# 311, purple smartcard doesn't work/get read



## random3742 (Apr 13, 2009)

I have a 311 receiver that has an internal smartcard (yellow I assume). I received the purple smartcard and pretty much pushed it all the way in and through the smart card slot. It never picked up that there is a new card.

It seems that there isn't a card stop or a card reader where the card slot is. I tried to explain that to the Dish network smartcard line, but they were completely clueless. 

I did get a replacement purple card, and it has the same problem, but I didn't push it all the way in this time.

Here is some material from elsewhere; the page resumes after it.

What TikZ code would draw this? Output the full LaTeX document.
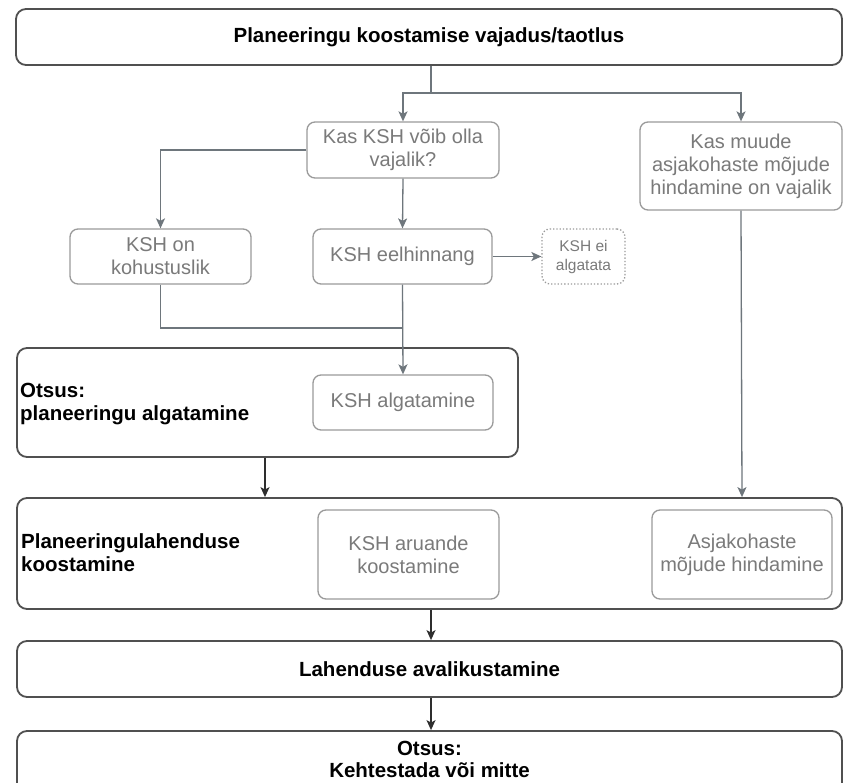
\documentclass[tikz,border=0pt]{standalone}
\usepackage{fontspec}
\setmainfont{Liberation Sans}
\usetikzlibrary{arrows.meta}
\definecolor{frame}{HTML}{505050}
\definecolor{softframe}{HTML}{9A9A9A}
\definecolor{softtext}{HTML}{7A7A7A}
\definecolor{linkgray}{HTML}{6E767C}
\definecolor{linkdark}{HTML}{2E2E2E}
\tikzset{
  mainbox/.style={draw=frame, line width=1.8pt, rounded corners=10pt, inner sep=0pt,
    font=\bfseries\fontsize{20.5}{23}\selectfont, text=black, align=center},
  subbox/.style={draw=softframe, line width=1.3pt, rounded corners=8pt, inner sep=0pt,
    font=\fontsize{20}{23}\selectfont, text=softtext, align=center},
  dotbox/.style={subbox, dotted, font=\fontsize{15.5}{19}\selectfont},
  boxlabel/.style={anchor=west, inner sep=0pt, align=left, text=black,
    font=\bfseries\fontsize{20.5}{23}\selectfont},
  centerlabel/.style={inner sep=0pt, align=center, text=black,
    font=\bfseries\fontsize{20.5}{22}\selectfont},
  tip/.style={-{Stealth[length=10pt,width=9pt,inset=2.5pt]}},
  link/.style={draw=linkgray, line width=1.3pt},
  flow/.style={link, tip},
  mainflow/.style={draw=linkdark, line width=1.3pt, tip},
}
\begin{document}
\begin{tikzpicture}[x=1pt, y=-1pt]
\useasboundingbox (0,0) rectangle (843,783);
\clip (0,0) rectangle (843,783);
\fill[white] (0,0) rectangle (843,783);

% top request box
\node[mainbox, minimum width=826pt, minimum height=56pt] (need) at (429,37)
  {Planeeringu koostamise vajadus/taotlus};

% screening questions
\node[subbox, minimum width=192pt, minimum height=56pt] (kas) at (403,150)
  {Kas KSH võib olla\\vajalik?};
\node[subbox, minimum width=202pt, minimum height=88pt] (muude) at (741,166)
  {Kas muude\\asjakohaste mõjude\\hindamine on vajalik};

% second row
\node[subbox, minimum width=181pt, minimum height=55pt] (kohus) at (160.5,256.5)
  {KSH on\\kohustuslik};
\node[subbox, minimum width=179pt, minimum height=55pt] (eel) at (402.5,256.5)
  {KSH eelhinnang};
\node[dotbox, minimum width=83pt, minimum height=55pt] (ei) at (583.5,256.5)
  {KSH ei\\algatata};

% decision on initiating the plan
\node[mainbox, minimum width=501pt, minimum height=109pt] (otsus) at (267.5,402.5) {};
\node[boxlabel] (otsuslbl) at (20,404) {Otsus:\\planeeringu algatamine};
\node[subbox, minimum width=180pt, minimum height=55pt] (alg) at (403,402.5)
  {KSH algatamine};

% drafting the plan solution
\node[mainbox, minimum width=825pt, minimum height=111pt] (plan) at (429.5,553.5) {};
\node[boxlabel] (planlbl) at (21,553) {Planeeringulahenduse\\koostamine};
\node[subbox, minimum width=181pt, minimum height=89pt] (aru) at (408.5,554.5)
  {KSH aruande\\koostamine};
\node[subbox, minimum width=180pt, minimum height=89pt] (asja) at (742,554.5)
  {Asjakohaste\\mõjude hindamine};

% publication and final decision (runs past the lower edge)
\node[mainbox, minimum width=825pt, minimum height=56pt] (lah) at (429.5,669)
  {Lahenduse avalikustamine};
\node[mainbox, minimum width=825pt, minimum height=62pt] (keh) at (429.5,762) {};
\node[centerlabel] (kehlbl) at (429.5,759.5) {Otsus:\\Kehtestada või mitte};

% connectors
\coordinate (splitlow) at (431,93);
\draw[link] (need.south -| splitlow) -- (splitlow);
\draw[flow] (splitlow) -| (kas.north);
\draw[flow] (splitlow) -| (muude.north);
\draw[flow] (kas.west) -| (kohus.north);
\draw[flow] (kas.south) -- (eel.north);
\draw[flow] (eel.east) -- (ei.west);
\coordinate (merge) at (eel.south |- 0,328);
\draw[link] (kohus.south) |- (merge);
\draw[flow] (eel.south) -- (alg.north);
\draw[flow] (muude.south) -- (asja.north |- plan.north);
\draw[mainflow] (otsus.south -| 265,0) -- (plan.north -| 265,0);
\draw[mainflow] (plan.south -| 431,0) -- (lah.north -| 431,0);
\draw[mainflow] (lah.south -| 431,0) -- (keh.north -| 431,0);
\end{tikzpicture}
\end{document}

I own the receiver so can I open it up and replace the internal card, or is this receiver now useless? Any other suggestions?


----------



## TSR (Feb 7, 2009)

random3742 said:


> I have a 311 receiver that has an internal smartcard (yellow I assume). I received the purple smartcard and pretty much pushed it all the way in and through the smart card slot. It never picked up that there is a new card.
> 
> It seems that there isn't a card stop or a card reader where the card slot is. I tried to explain that to the Dish network smartcard line, but they were completely clueless.
> 
> ...


I would refrain from dismantling the receiver and instead call Dish Network Tech Support at 1-800-333-3474 because some of the new G3 smartcards unfortunately won't fit into some of the older receivers and they must replace them. That would seem to be the best option.


----------



## peano (Feb 1, 2004)

If you have old firmware, the card slot is not activated. What is your software from System Info?


----------



## BattleZone (Nov 13, 2007)

There should be a stop that prevents the card from being over-inserted and ensures that the contacts on the card are lined up properly. About 1cm of the card sticks out of the card slot on the 311, so you could try lining it up manually, but I'd just call Dish and see if they'll replace the 311 for you.


----------



## TSR (Feb 7, 2009)

IIP said:


> There should be a stop that prevents the card from being over-inserted and ensures that the contacts on the card are lined up properly. About 1cm of the card sticks out of the card slot on the 311, so you could try lining it up manually, but I'd just call Dish and see if they'll replace the 311 for you.


IIP is correct, there is a stop that only allows the new G3 smartcards to be inserted. Some will stick out approximately 1cm, some will go in all the way.

Best recommendation is to call DISH Network and speak with Tech Support to get the issue resolved.


----------